Estate Planning After a Divorce
During a divorce, the immediate problems of property division and child custody overshadow any long-term planning. Trying to figure out which documents need to change and which need to be thrown out is time-consuming, yet essential to keeping your future secure.
Breaking Point
The legal end of a marriage often sparks disagreements over power of attorney or property distribution. Many people assume that legal powers granted to a spouse end at the start of a divorce; however, they actually last until a judge officially dissolves the marriage. Knowing this, it is important for people going through divorce to consider changing their estate documents immediately—even if they will have to update them again when they officially divide the property.
Amending Legal Documents
Always check with your legal counsel before making any changes to legal documents during a divorce; many documents have restrictions on alterations.
Changing a last will and testament is the first logical step in altering an estate plan after or during a divorce. Most states accommodate this view with provisions that automatically block a former spouse’s inheritance in a pre-divorce will. Despite this, it is wise to alter a will as soon as possible.

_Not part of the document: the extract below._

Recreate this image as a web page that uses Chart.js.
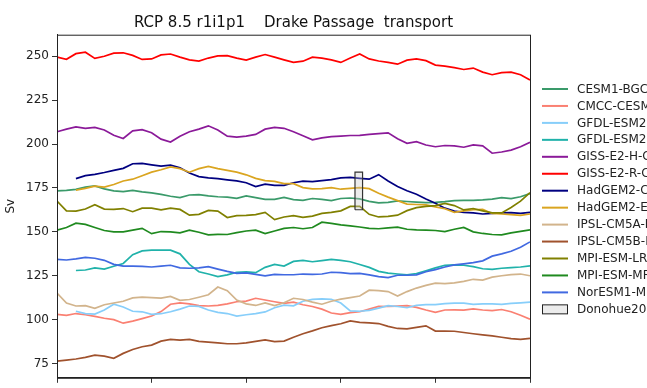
<!DOCTYPE html>
<html>
<head>
<meta charset="utf-8">
<script src="https://cdn.jsdelivr.net/npm/chart.js@4.4.0/dist/chart.umd.min.js"></script>
<style>
    html, body { margin: 0; padding: 0; background: #fff; overflow: hidden; }
    canvas { display: block; }
</style>
</head>
<body>
<canvas id="drakeChart" width="647" height="388"></canvas>
<script>
// Années (axe x)
const years = [2000, 2002, 2004, 2006, 2008, 2010, 2012, 2014, 2016, 2018,
    2020, 2022, 2024, 2026, 2028, 2030, 2032, 2034, 2036, 2038,
    2040, 2042, 2044, 2046, 2048, 2050, 2052, 2054, 2056, 2058,
    2060, 2062, 2064, 2066, 2068, 2070, 2072, 2074, 2076, 2078,
    2080, 2082, 2084, 2086, 2088, 2090, 2092, 2094, 2096, 2098, 2100];

const yTicks = [75, 100, 125, 150, 175, 200, 225, 250];
const xTicks = [2000, 2020, 2040, 2060, 2080, 2100];

// Transport (Sv) par modèle
const cesm1Bgc = [173.3, 173.6, 174.2, 175.5, 176.2, 174.5, 173.4, 172.9, 173.6, 172.8,
    172.2, 171.4, 170.3, 169.5, 171.0, 171.2, 170.5, 170.0, 169.8, 169.1,
    170.5, 169.5, 168.5, 168.5, 169.6, 168.4, 168.0, 169.0, 168.5, 167.8,
    169.0, 169.3, 168.8, 167.4, 166.5, 166.8, 167.7, 167.3, 167.0, 166.7,
    166.8, 167.2, 167.8, 168.0, 168.0, 168.2, 168.7, 169.5, 169.0, 170.0, 171.8];
const cmccCesm = [103.0, 102.5, 103.5, 102.8, 101.9, 100.8, 100.0, 98.0, 99.2, 100.6,
    102.1, 104.6, 108.8, 109.6, 109.0, 108.0, 107.8, 108.2, 109.0, 110.2,
    110.6, 112.2, 111.2, 110.2, 109.3, 110.0, 108.5, 107.5, 106.0, 103.8,
    103.0, 104.0, 104.5, 106.0, 107.6, 107.5, 107.7, 108.0, 107.0, 105.5,
    104.2, 105.5, 105.6, 105.4, 106.1, 105.5, 105.2, 105.8, 104.5, 102.5, 100.3];
const gfdlEsm2g = [null, null, 104.8, 103.5, 103.2, 105.5, 108.8, 107.2, 104.8, 104.5,
    103.0, 103.4, 104.5, 106.0, 107.8, 107.6, 105.5, 104.2, 103.5, 102.0,
    102.8, 103.4, 104.4, 106.8, 108.3, 107.9, 110.5, 111.6, 111.8, 111.6,
    109.5, 105.0, 104.8, 105.3, 106.6, 108.0, 107.5, 106.8, 108.2, 108.6,
    108.6, 109.1, 109.4, 109.4, 108.7, 109.0, 109.0, 108.7, 109.3, 109.6, 110.0];
const gfdlEsm2m = [null, null, 128.0, 128.3, 129.5, 128.8, 130.4, 132.0, 137.0, 139.2,
    139.6, 139.6, 139.6, 137.5, 131.5, 127.3, 126.0, 124.5, 125.5, 127.0,
    127.2, 126.8, 129.8, 131.5, 130.5, 133.2, 133.8, 133.0, 133.6, 134.3,
    133.8, 133.0, 131.4, 129.8, 127.5, 126.5, 126.0, 125.6, 126.2, 127.8,
    129.5, 131.0, 131.2, 131.0, 130.2, 129.0, 128.7, 129.3, 129.6, 130.0, 130.6];
const gissE2HCc = [207.0, 208.5, 209.8, 209.0, 209.5, 208.0, 205.0, 203.2, 207.5, 208.2,
    206.5, 202.8, 201.2, 204.5, 207.0, 208.5, 210.4, 208.0, 204.5, 204.0,
    204.5, 205.5, 208.5, 209.5, 209.0, 207.0, 204.7, 202.4, 203.5, 204.2,
    204.5, 204.9, 205.0, 205.5, 206.0, 206.4, 203.0, 200.4, 201.4, 199.5,
    198.5, 199.2, 199.0, 198.2, 199.5, 199.0, 194.8, 195.5, 196.6, 198.5, 201.0];
const gissE2RCc = [249.5, 248.3, 251.5, 252.3, 248.8, 250.0, 251.8, 252.0, 250.5, 248.2,
    248.5, 250.8, 251.3, 249.5, 248.0, 247.3, 249.0, 250.2, 250.4, 249.0,
    247.8, 249.5, 251.0, 249.5, 248.0, 246.6, 247.2, 249.5, 249.0, 248.0,
    246.5, 249.0, 251.3, 248.5, 247.3, 246.5, 245.5, 247.8, 248.5, 247.5,
    245.0, 244.4, 243.5, 242.5, 243.3, 241.0, 239.5, 240.7, 241.0, 239.5, 236.5];
const hadgem2Cc = [null, null, 180.3, 182.0, 182.8, 183.8, 185.0, 186.2, 188.8, 189.0,
    188.2, 187.5, 188.0, 186.5, 183.5, 181.5, 180.8, 180.3, 179.6, 179.0,
    178.0, 175.8, 177.2, 176.5, 176.5, 178.0, 178.9, 178.6, 179.2, 179.8,
    180.8, 181.0, 180.5, 180.0, 182.6, 179.0, 175.8, 173.4, 171.4, 168.7,
    166.3, 163.5, 161.8, 161.1, 160.8, 160.2, 160.5, 160.8, 161.0, 160.6, 161.1];
const hadgem2Es = [null, null, 173.8, 174.8, 176.0, 175.5, 177.0, 179.0, 180.0, 182.0,
    184.0, 185.4, 187.0, 186.0, 184.0, 186.0, 187.3, 186.0, 185.0, 184.0,
    182.5, 180.5, 179.2, 178.8, 177.5, 177.5, 175.2, 174.5, 174.6, 175.2,
    174.3, 174.8, 175.2, 174.6, 172.0, 169.8, 167.8, 165.8, 165.6, 165.4,
    164.2, 163.2, 161.1, 162.0, 162.6, 162.8, 160.5, 160.2, 159.8, 159.4, 160.2];
const ipslCm5aLr = [115.2, 109.5, 107.8, 108.0, 106.5, 108.5, 109.5, 110.5, 112.4, 112.8,
    112.6, 112.3, 113.2, 111.0, 111.5, 112.8, 114.2, 118.6, 116.5, 111.2,
    109.0, 108.1, 109.6, 108.0, 109.6, 112.2, 111.5, 110.0, 108.8, 110.5,
    111.7, 112.6, 113.5, 116.8, 116.5, 116.0, 113.5, 116.0, 118.0, 119.5,
    120.8, 120.5, 121.0, 121.8, 123.0, 122.5, 124.2, 125.0, 125.7, 126.0, 125.0];
const ipslCm5bLr = [76.4, 77.0, 77.6, 78.5, 79.8, 79.2, 78.0, 80.8, 83.0, 84.6,
    85.5, 87.8, 88.8, 88.4, 88.8, 87.6, 87.2, 86.8, 86.3, 86.3,
    86.8, 87.6, 88.5, 87.5, 87.8, 90.0, 92.0, 93.6, 95.4, 96.6,
    97.7, 99.3, 98.5, 98.2, 97.8, 96.2, 95.0, 94.8, 95.6, 96.5,
    93.5, 93.5, 93.4, 92.7, 92.0, 91.4, 90.8, 90.0, 89.2, 88.8, 89.4];
const mpiEsmLr = [167.5, 162.0, 161.8, 163.0, 165.5, 163.0, 162.8, 163.3, 161.5, 163.5,
    163.5, 162.5, 163.5, 162.8, 159.5, 160.0, 162.2, 161.8, 158.2, 159.3,
    159.4, 159.8, 161.1, 157.0, 158.5, 159.2, 158.3, 159.0, 160.5, 161.1,
    162.0, 164.5, 164.5, 160.0, 158.5, 158.8, 159.5, 162.1, 163.8, 164.5,
    165.0, 166.2, 165.0, 162.5, 163.3, 162.0, 160.8, 160.8, 163.9, 167.5, 172.3];
const mpiEsmMr = [151.0, 152.5, 155.0, 154.3, 152.5, 150.8, 150.0, 150.0, 151.0, 152.0,
    149.0, 150.2, 150.0, 149.4, 151.0, 149.8, 148.3, 148.6, 148.5, 149.6,
    150.5, 151.0, 149.0, 150.5, 152.0, 152.5, 151.8, 152.5, 155.5, 154.8,
    154.0, 153.4, 152.8, 152.0, 151.8, 152.3, 152.7, 151.5, 151.1, 151.0,
    150.8, 150.2, 151.5, 152.5, 150.0, 149.1, 148.5, 148.3, 149.4, 150.3, 151.2];
const noresm1Me = [134.3, 134.0, 134.6, 135.5, 135.0, 133.8, 131.5, 130.5, 130.5, 130.4,
    130.0, 130.5, 131.0, 129.5, 129.3, 129.5, 130.2, 128.8, 127.5, 126.4,
    126.7, 125.8, 125.0, 125.8, 125.6, 125.6, 126.0, 125.8, 126.0, 127.0,
    126.8, 126.2, 126.4, 125.5, 124.5, 124.0, 125.3, 125.3, 125.5, 127.3,
    128.5, 130.0, 131.2, 131.8, 132.5, 133.5, 136.2, 137.5, 139.0, 141.3, 144.3];

// Donohue et al. 2016 : 173.3 ± 10.7 Sv
const donohueYears = [2063.0, 2064.6];
const donohueRange = [162.6, 184.0];

const models = [
    ['CESM1-BGC', cesm1Bgc, '#3a9a6a'],
    ['CMCC-CESM', cmccCesm, '#fa8072'],
    ['GFDL-ESM2G', gfdlEsm2g, '#87cefa'],
    ['GFDL-ESM2M', gfdlEsm2m, '#20b2aa'],
    ['GISS-E2-H-CC', gissE2HCc, '#8b1a99'],
    ['GISS-E2-R-CC', gissE2RCc, '#ff0000'],
    ['HadGEM2-CC', hadgem2Cc, '#000080'],
    ['HadGEM2-ES', hadgem2Es, '#daa520'],
    ['IPSL-CM5A-LR', ipslCm5aLr, '#d2b48c'],
    ['IPSL-CM5B-LR', ipslCm5bLr, '#a0522d'],
    ['MPI-ESM-LR', mpiEsmLr, '#808000'],
    ['MPI-ESM-MR', mpiEsmMr, '#1f8a1f'],
    ['NorESM1-ME', noresm1Me, '#4169e1']
];

const FONT = 'DejaVu Sans';

const datasets = models.map(([name, values, color], i) => ({
    label: name,
    data: years.map((yr, k) => ({ x: yr, y: values[k] })),
    borderColor: color,
    backgroundColor: color,
    borderWidth: 1.7,
    pointRadius: 0,
    tension: 0,
    fill: false,
    spanGaps: false,
    order: -i
}));

datasets.push({
    label: 'Donohue2016',
    data: [
        { x: donohueYears[0], y: donohueRange[0] },
        { x: donohueYears[1], y: donohueRange[0] },
        { x: donohueYears[1], y: donohueRange[1] },
        { x: donohueYears[0], y: donohueRange[1] },
        { x: donohueYears[0], y: donohueRange[0] }
    ],
    borderColor: '#333333',
    backgroundColor: 'rgba(200, 200, 200, 0.35)',
    borderWidth: 1.2,
    pointRadius: 0,
    tension: 0,
    fill: 'shape',
    order: -20,
    isPatch: true
});

// Cadre complet autour de la zone de tracé
const framePlugin = {
    id: 'frame',
    afterDatasetsDraw(chart) {
        const { ctx, chartArea: a } = chart;
        ctx.save();
        ctx.strokeStyle = '#222';
        ctx.lineWidth = 1;
        ctx.strokeRect(a.left + 0.5, a.top + 0.5, a.right - a.left, a.bottom - a.top);
        ctx.restore();
    }
};

// Légende à droite, coupée par le bord comme l'original
const sideLegend = {
    id: 'sideLegend',
    afterDraw(chart) {
        const ctx = chart.ctx;
        ctx.save();
        ctx.font = '12px "' + FONT + '"';
        ctx.textBaseline = 'middle';
        ctx.fillStyle = '#222';
        chart.data.datasets.forEach((ds, i) => {
            const y = 89 + i * 16.95;
            if (ds.isPatch) {
                ctx.fillStyle = '#ececec';
                ctx.fillRect(542.5, y - 4.5, 25, 9);
                ctx.strokeStyle = '#222';
                ctx.lineWidth = 1;
                ctx.strokeRect(542.5, y - 4.5, 25, 9);
                ctx.fillStyle = '#222';
            } else {
                ctx.strokeStyle = ds.borderColor;
                ctx.lineWidth = 2;
                ctx.beginPath();
                ctx.moveTo(542, y);
                ctx.lineTo(568, y);
                ctx.stroke();
            }
            ctx.fillText(ds.label, 577, y + 0.5);
        });
        ctx.restore();
    }
};

new Chart(document.getElementById('drakeChart').getContext('2d'), {
    type: 'line',
    data: { datasets },
    plugins: [framePlugin, sideLegend],
    options: {
        responsive: false,
        animation: false,
        devicePixelRatio: 1,
        layout: { padding: { left: 0, right: 117, top: 0, bottom: 0 } },
        plugins: {
            legend: { display: false },
            tooltip: { enabled: false },
            title: {
                display: true,
                fullSize: false,
                text: 'RCP 8.5 r1i1p1    Drake Passage  transport',
                color: '#111',
                font: { family: FONT, size: 15, weight: 'normal', lineHeight: 1.2 },
                padding: { top: 14, bottom: 2.7 }
            }
        },
        scales: {
            x: {
                type: 'linear',
                min: 2000,
                max: 2100,
                afterFit: (scale) => { scale.height = 5.5; },
                afterBuildTicks: (scale) => { scale.ticks = xTicks.map(v => ({ value: v })); },
                ticks: { display: false },
                grid: { drawOnChartArea: false, drawTicks: true, tickLength: 5, tickColor: '#333' },
                border: { display: true, color: '#222', width: 1 }
            },
            y: {
                min: 66.9,
                max: 262.3,
                afterFit: (scale) => { scale.width = 57; },
                afterBuildTicks: (scale) => { scale.ticks = yTicks.map(v => ({ value: v })); },
                ticks: {
                    color: '#222',
                    padding: 3,
                    font: { family: FONT, size: 12 }
                },
                grid: { drawOnChartArea: false, drawTicks: true, tickLength: 5, tickColor: '#333' },
                border: { display: true, color: '#222', width: 1 },
                title: {
                    display: true,
                    text: 'Sv',
                    color: '#222',
                    font: { family: FONT, size: 12 },
                    padding: { top: 4, bottom: 4 }
                }
            }
        }
    }
});
</script>
</body>
</html>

Changing a will during a divorce comes with some challenges. Unless owned outright by the person filing the will, the future of specific property is usually uncertain. Wills addressing marital property will require a second revision after the divorce finalizes. However, if a person intends to simply state that “all my property” should go to a person or trust, he or she should have no problem making immediate adjustments.
Much like a will, a person should change his or her power of attorney as soon after a divorce as possible. Even though power of attorney requires responsible action from whoever holds it, conflicts erupt when a family must submit to the judgment of a divorced spouse. Altering a power of attorney document is not a time-consuming process when simply switching one person for another.
Beneficiaries
One of the easiest estate documents to alter is the beneficiary document on insurance policies or retirement plans. Because of their general accessibility, it is often tempting for people to alter them as early into a divorce as possible. Always consult with a lawyer before making any changes to a retirement fund or insurance plan. Until a marriage ends, a husband and wife have fiduciary responsibilities for money management—by law they must do what is best for the spouse. Any action to remove access to benefits could be interpreted as a legal violation of spousal duty and used as leverage during divorce proceedings. Retirement funds should never be changed without both spousal and legal consent.

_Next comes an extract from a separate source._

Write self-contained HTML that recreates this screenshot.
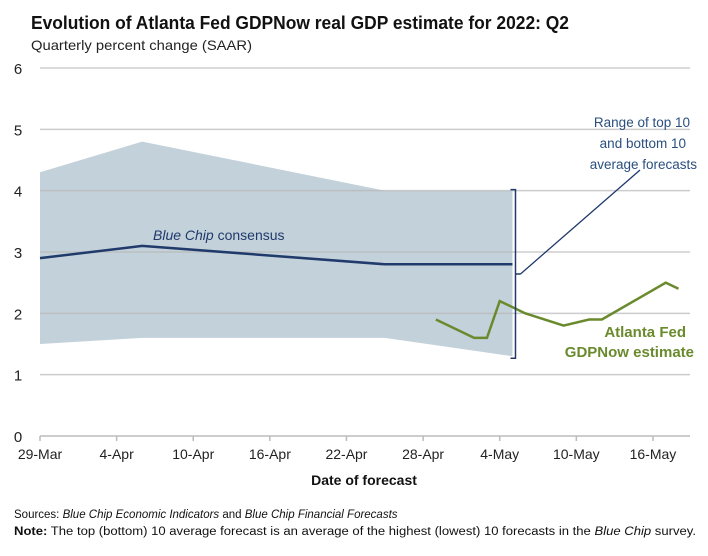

In addition to general liability, many divorce papers (particularly in California) are served with an automatic temporary restraining order (ATRO). Though the major concern of ATROs is child protection, they also contain a restriction on changing beneficiaries of life insurance policies or any other monetary agreements. Until a divorce is complete, all borrowing, selling, changes to property, changes to benefits and bank accounts should only be done with the direct approval of a lawyer.
It is important to note that while most states automatically block a former spouse from inheriting through an earlier will, they do not block beneficiary status. Retirement funds, life insurance policies, pensions and, if possible, irrevocable wills must be explicitly changed to remove a person as beneficiary.
Children and Second Marriage
As important as it is for a person to change estate documents to prevent an ex-wife or ex-husband from receiving property, it is also important that the property kept from them goes to the right people.
In particular, it is the concern of many parents in second marriages that the property they leave when they die will not be used as they hoped. Parents with children from a prior marriage often feel torn, wanting to provide for their spouses while still ensuring their children get some form of inheritance.
A Qualified Terminable Interest Property Trust (QTIP) is one method parents have found to provide for both surviving spouse and children from an earlier marriage. Property trusted to a QTIP pays out at a set rate to an initial beneficiary (spouse) and, upon his or her death, disburses its remaining property to the secondary beneficiaries (children). Though a surviving spouse does not get as much control over property as from a will, it does grant that spouse primary support for the rest of his or her life. Additionally, the QTIP’s ability to delay distribution makes it ideal for parents whose children are too young to inherit property.
Splitting Up the Estate
Divorce brings up a host of problems that no one wants to deal with. Unfortunately, estate planning is one of them. No matter where you are in life, it is essential to understand the estate options available to you and the changes that each can require.
If you are currently going through a divorce, consult a lawyer to check the legality of any changes you plan to make. If you have already finalized a divorce, review your estate documents immediately to ensure they reflect your wishes. With legal guidance, changes to your estate plan do not have to be another burden on your mind.